▸ **What you have to do**: Below are records; please write out exactly the lines from the first line through the line containing "(0,0) rectangle (944,571);", with no pictures.

━━━ Data extract ━━━

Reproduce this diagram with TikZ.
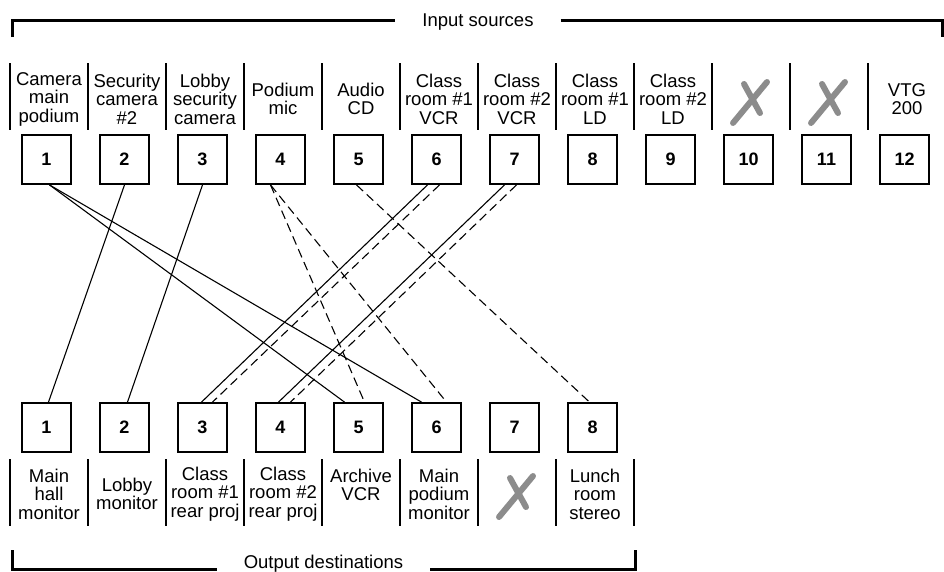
\documentclass[tikz,border=0pt]{standalone}
\usepackage{fontspec}
\setmainfont{Liberation Sans}

\begin{document}
\begin{tikzpicture}[
    x=1pt, y=-1pt,
    port/.style={draw, line width=1.8pt, minimum size=49pt, inner sep=0pt, font=\fontsize{18}{18}\selectfont\bfseries},
    lbl/.style={align=center, inner sep=0pt, font=\fontsize{18.5}{18.5}\selectfont},
    title/.style={inner xsep=27pt, inner ysep=0pt, font=\fontsize{18.5}{18.5}\selectfont},
    divider/.style={line width=2pt},
    bracket/.style={line width=3pt},
    video/.style={line width=1.1pt},
    audio/.style={line width=1.1pt, dash pattern=on 9pt off 5pt},
    nomark/.pic={\draw[line width=6pt, line cap=round, black!45] (-18,21) -- (16,-20) (-7,-18) -- (9,11);}
  ]
    \useasboundingbox (0,0) rectangle (944,571);

    % input side
    \node[title, anchor=base] (insrc) at (478,26) {Input sources};
    \draw[bracket] (12,37) |- ([yshift=6pt]insrc.base west);
    \draw[bracket] ([yshift=6pt]insrc.base east) -| (942,37);
    \foreach \k in {0,...,11}
      \draw[divider] ({10+78*\k},63) -- ({10+78*\k},130);
    \foreach \i/\txt in {1/{Camera\\main\\podium}, 2/{Security\\camera\\\#2}, 3/{Lobby\\security\\camera},
        4/{Podium\\mic}, 5/{Audio\\CD}, 6/{Class\\room \#1\\VCR}, 7/{Class\\room \#2\\VCR},
        8/{Class\\room \#1\\LD}, 9/{Class\\room \#2\\LD}, 12/{VTG\\200}}
      \node[lbl] (inlbl\i) at ({49+78*(\i-1)},99) {\txt};
    \pic at (751,102) {nomark};
    \pic at (829,102) {nomark};
    \foreach \i in {1,...,12}
      \node[port] (in\i) at ({46.5+78*(\i-1)},159.5) {\i};

    % output side
    \foreach \i in {1,...,8}
      \node[port] (out\i) at ({46.5+78*(\i-1)},427.5) {\i};
    \foreach \k in {0,...,8}
      \draw[divider] ({10+78*\k},459) -- ({10+78*\k},526);
    \foreach \i/\txt in {1/{Main\\hall\\monitor}, 2/{Lobby\\monitor}, 3/{Class\\room \#1\\rear proj},
        4/{Class\\room \#2\\rear proj}, 6/{Main\\podium\\monitor}, 8/{Lunch\\room\\stereo}}
      \node[lbl] (outlbl\i) at ({49+78*(\i-1)},494) {\txt};
    \node[lbl, yshift=9.25pt] (outlbl5) at (361,494) {Archive\\VCR};
    \pic at (517,496) {nomark};
    \node[title, anchor=base] (outdst) at (323.5,568) {Output destinations};
    \draw[bracket] (12,550) |- ([yshift=-1pt]outdst.base west);
    \draw[bracket] ([yshift=-1pt]outdst.base east) -| (635,550);

    % routes
    \draw[video] ([xshift=3pt]in1.south) -- ([xshift=-14pt]out5.north);
    \draw[video] ([xshift=3pt]in1.south) -- ([xshift=-15pt]out6.north);
    \draw[video] (in2.south) -- ([xshift=2pt]out1.north);
    \draw[video] (in3.south) -- ([xshift=3pt]out2.north);
    \draw[video] ([xshift=-9pt]in6.south) -- ([xshift=-1pt]out3.north);
    \draw[audio] ([xshift=3pt]in6.south) -- ([xshift=10pt]out3.north);
    \draw[video] ([xshift=-10pt]in7.south) -- ([xshift=-2pt]out4.north);
    \draw[audio] ([xshift=2pt]in7.south) -- ([xshift=10pt]out4.north);
    \draw[audio] ([xshift=-10pt]in4.south) -- ([xshift=6pt]out5.north);
    \draw[audio] ([xshift=-10pt]in4.south) -- ([xshift=10pt]out6.north);
    \draw[audio] ([xshift=-2pt]in5.south) -- ([xshift=-3pt]out8.north);
  \end{tikzpicture}
\end{document}
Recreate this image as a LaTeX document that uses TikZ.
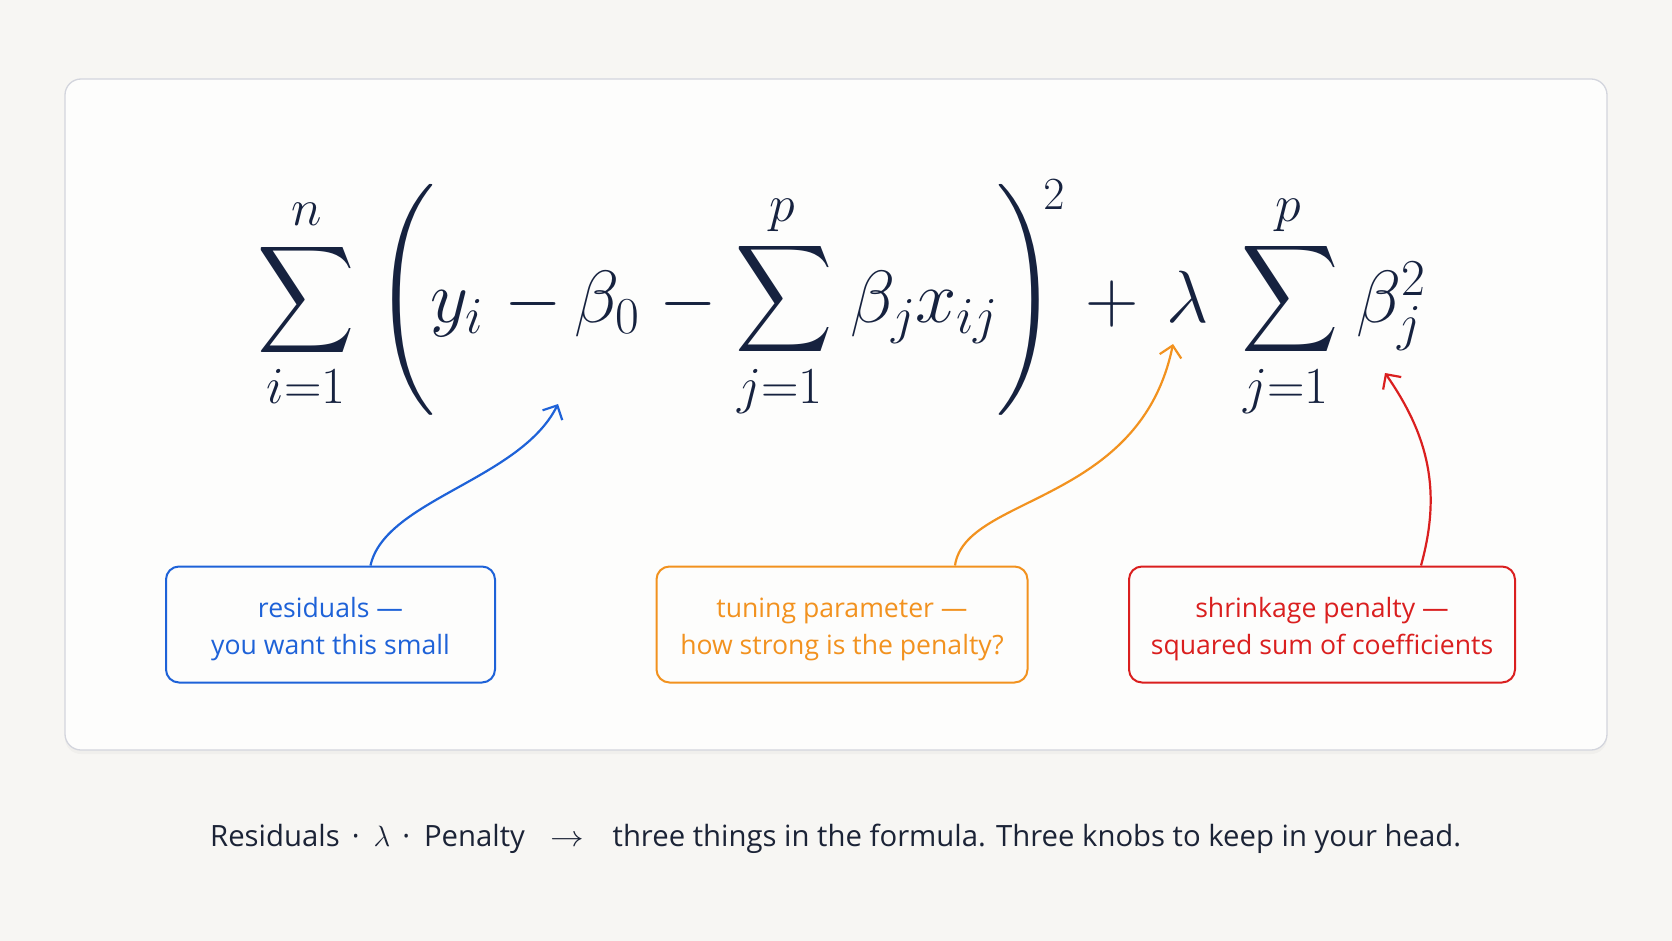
\RequirePackage{fix-cm}
\documentclass[tikz,border=0pt]{standalone}
\usepackage{amsmath}
\usepackage{graphicx}
\usepackage[no-math]{fontspec}
\newfontfamily\uifont{Open Sans}
\usetikzlibrary{arrows.meta,shadows}
\definecolor{bg}{HTML}{F7F6F3}
\definecolor{panel}{HTML}{FDFDFC}
\definecolor{panelline}{HTML}{D3D5DD}
\definecolor{ink}{HTML}{16223F}
\definecolor{capink}{HTML}{1B2336}
\definecolor{cblue}{HTML}{1E62D8}
\definecolor{corange}{HTML}{F2921F}
\definecolor{cred}{HTML}{DA1F1F}
\newcommand{\BigSigma}{\scalebox{6.75}[7.5]{$\displaystyle\sum$}}
\newcommand{\BigLParen}{\scalebox{7.7}{$\nulldelimiterspace=0pt\left(\vcenter{\hbox{\vrule height 15pt depth 15pt width 0pt}}\right.$}}
\newcommand{\BigRParen}{\scalebox{7.7}{$\nulldelimiterspace=0pt\left.\vcenter{\hbox{\vrule height 15pt depth 15pt width 0pt}}\right)$}}
\newcommand{\CalloutText}[2]{\raisebox{-4.5pt}[\height][\depth]{\parbox{#1}{\centering #2}}}
\begin{document}
\begin{tikzpicture}[x=1pt,y=-1pt,
  mathbig/.style={inner sep=0pt, text=ink, font=\fontsize{74}{80}\selectfont},
  lim/.style={inner sep=0pt, text=ink, font=\fontsize{52}{56}\selectfont},
  supsty/.style={inner sep=0pt, text=ink, font=\fontsize{46}{50}\selectfont},
  bigop/.style={inner sep=0pt, text=ink, font=\fontsize{10}{12}\selectfont},
  callout/.style={draw=#1, text=#1, line width=2pt, rounded corners=13pt, minimum height=116pt, align=center, inner sep=0pt, font=\uifont\fontsize{26.6}{37}\selectfont, fill=panel},
  link/.style={draw=#1, line width=2.2pt, -{Straight Barb[length=11pt,width=22pt]}},
]
\fill[bg] (0,0) rectangle (1672,941);
\useasboundingbox (0,0) rectangle (1672,941);
\path[fill=panel, draw=panelline, line width=1.3pt, rounded corners=16pt,
  drop shadow={opacity=0.06, shadow xshift=0pt, shadow yshift=-4pt}] (65,79) rectangle (1607,750);

% formula
\node[bigop] (sig1) at (306,300) {\BigSigma};
\node[lim, anchor=base] (n1) at (307,226) {$n$};
\node[lim, anchor=base] (i1) at (306,403) {$i{=}1$};
\node[bigop] (lp) at (404.5,300) {\BigLParen};
\node[mathbig, anchor=base west] (yi) at (430,322) {$y_i$};
\node[mathbig, anchor=base] (m1) at (533,322) {$-$};
\node[mathbig, anchor=base west] (b0) at (574,322) {$\beta_0$};
\node[mathbig, anchor=base] (m2) at (688,322) {$-$};
\node[bigop] (sig2) at (784,299) {\BigSigma};
\node[lim, anchor=base] (p2) at (782,222) {$p$};
\node[lim, anchor=base] (j2) at (780,403) {$j{=}1$};
\node[mathbig, anchor=base west] (bx) at (850,322) {$\beta_j x_{ij}$};
\node[bigop] (rp) at (1026.5,300) {\BigRParen};
\node[supsty, anchor=base] (sq) at (1054,210) {$2$};
\node[mathbig, anchor=base] (pl) at (1112,322) {$+$};
\node[mathbig, anchor=base west] (lam) at (1166,322) {$\lambda$};
\node[bigop] (sig3) at (1290,299) {\BigSigma};
\node[lim, anchor=base] (p3) at (1288,222) {$p$};
\node[lim, anchor=base] (j3) at (1286,403) {$j{=}1$};
\node[mathbig, anchor=base west] (bj) at (1356,322) {$\beta_j^2$};

% arrow targets
\coordinate (tipA) at (558,404);
\coordinate (tipB) at (1173,344);
\coordinate (tipC) at (1385,373);

% callouts
\node[callout=cblue, minimum width=329pt] (cb) at (330.5,624.5) {\CalloutText{320pt}{residuals —\\you want this small}};
\node[callout=corange, minimum width=371pt] (co) at (842,624.5) {\CalloutText{360pt}{tuning parameter —\\how strong is the penalty?}};
\node[callout=cred, minimum width=386pt] (cr) at (1322,624.5) {\CalloutText{380pt}{shrinkage penalty —\\squared sum of coefficients}};

\draw[link=cblue] ([xshift=40pt]cb.north) .. controls (385,500) and (520,480) .. (tipA);
\draw[link=corange] ([xshift=113pt]co.north) .. controls (965,495) and (1140,505) .. (tipB);
\draw[link=cred] ([xshift=99pt]cr.north) .. controls (1442,490) and (1428,435) .. (tipC);

% caption
\node[anchor=base west, inner sep=0pt, text=capink, font=\uifont\fontsize{29.3}{36}\selectfont] (cap) at (210,846)
  {Residuals\hspace{12pt}·\hspace{14pt}$\lambda$\hspace{12pt}·\hspace{14pt}Penalty\hspace{26pt}\scalebox{1.15}[1]{$\rightarrow$}\hspace{28pt}three things in the formula. Three knobs to keep in your head.};
\end{tikzpicture}
\end{document}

━━━

▸ **Correct result**:
Reproduce this diagram with TikZ.
\documentclass[tikz,border=0pt]{standalone}
\usepackage{fontspec}
\setmainfont{Liberation Sans}

\begin{document}
\begin{tikzpicture}[
    x=1pt, y=-1pt,
    port/.style={draw, line width=1.8pt, minimum size=49pt, inner sep=0pt, font=\fontsize{18}{18}\selectfont\bfseries},
    lbl/.style={align=center, inner sep=0pt, font=\fontsize{18.5}{18.5}\selectfont},
    title/.style={inner xsep=27pt, inner ysep=0pt, font=\fontsize{18.5}{18.5}\selectfont},
    divider/.style={line width=2pt},
    bracket/.style={line width=3pt},
    video/.style={line width=1.1pt},
    audio/.style={line width=1.1pt, dash pattern=on 9pt off 5pt},
    nomark/.pic={\draw[line width=6pt, line cap=round, black!45] (-18,21) -- (16,-20) (-7,-18) -- (9,11);}
  ]
    \useasboundingbox (0,0) rectangle (944,571);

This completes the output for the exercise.